Hey everyone!
I invested in Surya Roshni when I was fairly new to the game in India (August last year), with a cost basis in the high 600s.
To me, investing in this company was a no brainer even at those levels for the following reasons:
• A sales multiple less than 1, and what I felt was a larger than justified valuation differential when compared to APL Apollo Tubes
• Significant tailwind opportunities from government programs like Har Ghar Nal Se Jal, and the expansion of gas transmission/distribution pipelines in the country
• A continuing increase in steel consumption per capita in India, especially when you consider that China’s consumption is an order of magnitude higher (64.2 kg in India versus 691.3 kg in China in 2020)
• What I saw as an “obvious” demerger opportunity, where the non-steel business could be spun off. I didn’t see any synergies between the two divisions of the company, and felt that both divisions ought to have a focused management team and wholly independent value creation plans. I felt that the lighting and consumer durables division was being neglected, and that huge opportunities in the FMEG space were not being taken advantage of.
• Lowering levels of net debt
Sadly, the stock has been the worst performer in my portfolio.
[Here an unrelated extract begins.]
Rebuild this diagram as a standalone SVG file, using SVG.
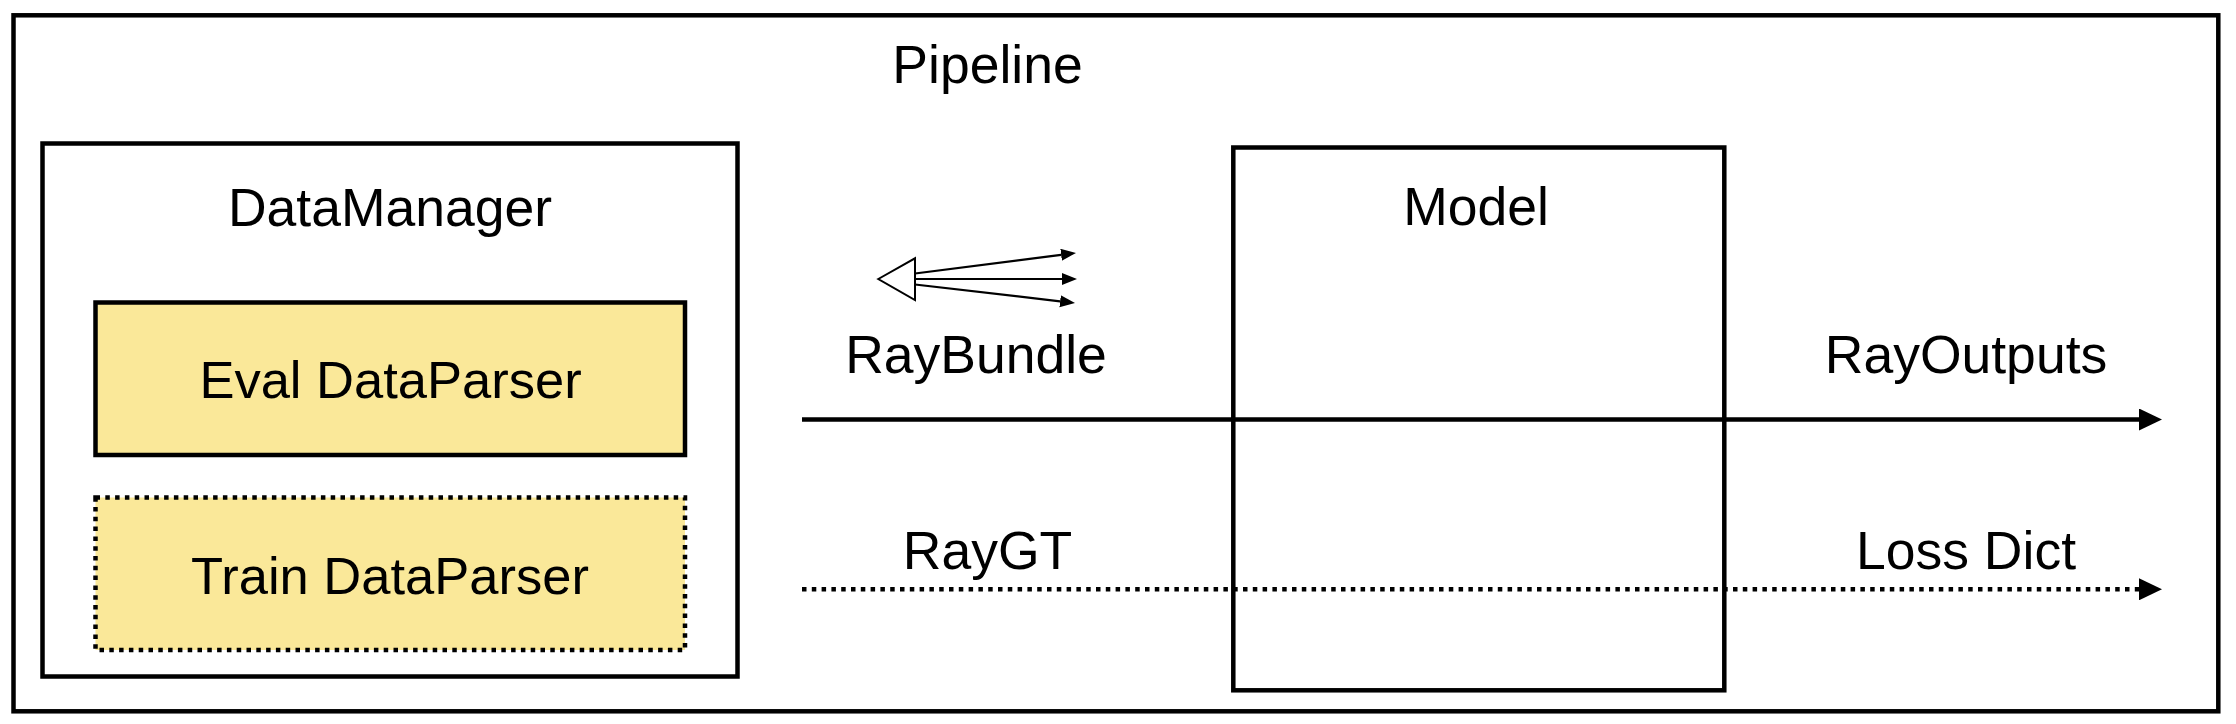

I could really use a second opinion, so as to determine if there’s some hidden value in this company that the market has not realized yet, or if there are valid reasons why the stock is trading at less than half of its all time high.
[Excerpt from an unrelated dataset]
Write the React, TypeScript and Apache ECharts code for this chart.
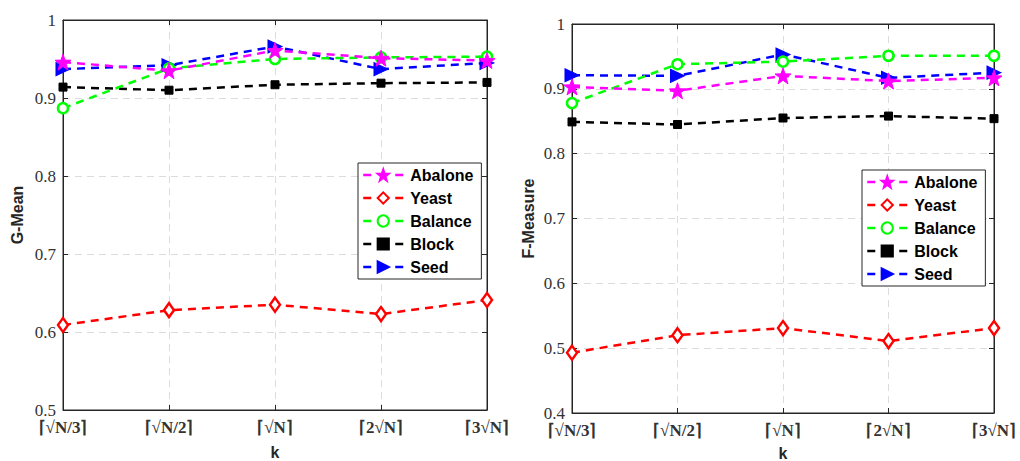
import React, { useEffect, useRef } from "react";
import * as echarts from "echarts";

const categories = ["⌈√N/3⌉", "⌈√N/2⌉", "⌈√N⌉", "⌈2√N⌉", "⌈3√N⌉"];
const seriesNames = ["Abalone", "Yeast", "Balance", "Block", "Seed"];

const gmeanAbalone = [0.946, 0.935, 0.961, 0.951, 0.948];
const gmeanYeast = [0.609, 0.628, 0.635, 0.623, 0.641];
const gmeanBalance = [0.887, 0.938, 0.95, 0.952, 0.953];
const gmeanBlock = [0.914, 0.91, 0.917, 0.919, 0.92];
const gmeanSeed = [0.937, 0.942, 0.966, 0.937, 0.945];

const fAbalone = [0.903, 0.897, 0.92, 0.912, 0.917];
const fYeast = [0.493, 0.52, 0.531, 0.511, 0.531];
const fBalance = [0.878, 0.938, 0.942, 0.951, 0.951];
const fBlock = [0.849, 0.845, 0.855, 0.858, 0.854];
const fSeed = [0.921, 0.92, 0.953, 0.917, 0.925];

const STAR =
  "path://M0,-10 L2.35,-3.24 9.51,-3.09 3.8,1.24 5.88,8.09 0,4 -5.88,8.09 -3.8,1.24 -9.51,-3.09 -2.35,-3.24Z";

const styles: Record<string, any> = {
  Abalone: { color: "#ff00ff", symbol: STAR, symbolSize: 16, rotate: 0, fill: "#ff00ff" },
  Yeast: { color: "#ff0000", symbol: "diamond", symbolSize: [10, 14], rotate: 0, fill: "#ffffff" },
  Balance: { color: "#00ff00", symbol: "circle", symbolSize: 10, rotate: 0, fill: "#ffffff" },
  Block: { color: "#000000", symbol: "rect", symbolSize: 8, rotate: 0, fill: "#000000" },
  Seed: { color: "#0000ff", symbol: "triangle", symbolSize: [13, 14], rotate: -90, fill: "#0000ff" },
};

const SERIF = "Liberation Serif";
const SANS = "Liberation Sans";

const App: React.FC = () => {
  const ref = useRef<HTMLDivElement>(null);
  useEffect(() => {
    if (!ref.current) return;
    const chart = echarts.init(ref.current, undefined, { renderer: "svg" });

    const tickFont = {
      fontFamily: SERIF,
      fontSize: 17,
      color: "#333333",
    };
    const nameFont = {
      fontFamily: SANS,
      fontWeight: "bold" as const,
      fontSize: 16,
      color: "#262626",
    };
    const splitLine = {
      show: true,
      lineStyle: { color: "#dcdcdc", type: [7, 5] as any, width: 1 },
    };

    const gridBase = {
      show: true,
      borderColor: "#262626",
      borderWidth: 1,
      backgroundColor: "#fff",
      containLabel: false,
      outerBoundsMode: "none",
    };
    const grids = [
      { ...gridBase, left: 63, right: 533, top: 20, bottom: 51 },
      { ...gridBase, left: 572, right: 26, top: 24, bottom: 48 },
    ];

    const xAxes: any[] = [];
    const yAxes: any[] = [];
    [0, 1].forEach((g) => {
      xAxes.push({
        type: "category",
        gridIndex: g,
        data: categories,
        boundaryGap: false,
        name: "k",
        nameLocation: "middle",
        nameGap: g === 0 ? 34 : 32,
        nameTextStyle: nameFont,
        axisLine: { lineStyle: { color: "#262626" } },
        axisTick: { inside: true, length: 5, lineStyle: { color: "#262626" } },
        axisLabel: { ...tickFont, margin: 9, fontWeight: "bold", hideOverlap: false },
        splitLine,
      });
      xAxes.push({
        type: "category",
        gridIndex: g,
        position: "top",
        data: categories,
        boundaryGap: false,
        axisLine: { lineStyle: { color: "#262626" } },
        axisTick: { inside: true, length: 5, lineStyle: { color: "#262626" } },
        axisLabel: { show: false },
        splitLine: { show: false },
      });
      const min = g === 0 ? 0.5 : 0.4;
      const fmt = (v: number) => (Math.abs(v - 1) < 1e-6 ? "1" : v.toFixed(1));
      yAxes.push({
        type: "value",
        gridIndex: g,
        min,
        max: 1,
        interval: 0.1,
        name: g === 0 ? "G-Mean" : "F-Measure",
        nameLocation: "middle",
        nameGap: g === 0 ? 38 : 36,
        nameTextStyle: nameFont,
        axisLine: { show: true, lineStyle: { color: "#262626" } },
        axisTick: { show: true, inside: true, length: 5, lineStyle: { color: "#262626" } },
        axisLabel: { ...tickFont, margin: 7, formatter: fmt, hideOverlap: false },
        splitLine,
      });
      yAxes.push({
        type: "value",
        gridIndex: g,
        position: "right",
        min,
        max: 1,
        interval: 0.1,
        axisLine: { show: true, lineStyle: { color: "#262626" } },
        axisTick: { show: true, inside: true, length: 5, lineStyle: { color: "#262626" } },
        axisLabel: { show: false },
        splitLine: { show: false },
      });
    });

    const dataSets = [
      [gmeanAbalone, gmeanYeast, gmeanBalance, gmeanBlock, gmeanSeed],
      [fAbalone, fYeast, fBalance, fBlock, fSeed],
    ];

    const series: any[] = [];
    [0, 1].forEach((g) => {
      seriesNames.forEach((name, i) => {
        const s = styles[name];
        series.push({
          type: "line",
          name,
          xAxisIndex: g * 2,
          yAxisIndex: g * 2,
          data: dataSets[g][i],
          symbol: s.symbol,
          symbolSize: s.symbolSize,
          symbolRotate: s.rotate,
          showAllSymbol: true,
          z: 10 - i,
          lineStyle: { color: s.color, width: 2.5, type: [8, 6] },
          itemStyle: { color: s.fill, borderColor: s.color, borderWidth: s.fill === "#ffffff" ? 2.5 : 1 },
        });
      });
    });

    const legendBase = {
      orient: "vertical",
      data: seriesNames,
      backgroundColor: "#fff",
      borderColor: "#262626",
      borderWidth: 1,
      padding: [4, 8, 4, 4],
      itemGap: 7,
      itemWidth: 40,
      itemHeight: 14,
      lineStyle: { type: [8, 24, 8], width: 2.5 },
      textStyle: {
        fontFamily: SANS,
        fontWeight: "bold",
        fontSize: 16,
        color: "#000",
        padding: [0, 0, 0, 2],
      },
      selectedMode: false,
    };

    chart.setOption({
      animation: false,
      backgroundColor: "#fff",
      grid: grids,
      xAxis: xAxes,
      yAxis: yAxes,
      legend: [
        { ...legendBase, left: 358, top: 163 },
        { ...legendBase, left: 862, top: 170 },
      ],
      series,
    });

    return () => chart.dispose();
  }, []);

  return <div ref={ref} style={{ width: 1020, height: 461, position: "absolute", left: 0, top: 0 }} />;
};

export default App;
Regarding the demerger bit that I mentioned earlier, I took note of a very interesting comment from the management when they shared FY22 results: “The company’s Steel Pipes & Strips and Lighting & Consumer Durables businesses are now independent and self-sustaining in terms of profitability, debt servicing and investment for growth, resulting into constant growth in revenue and profitability, coupled with upgrades in credit ratings.”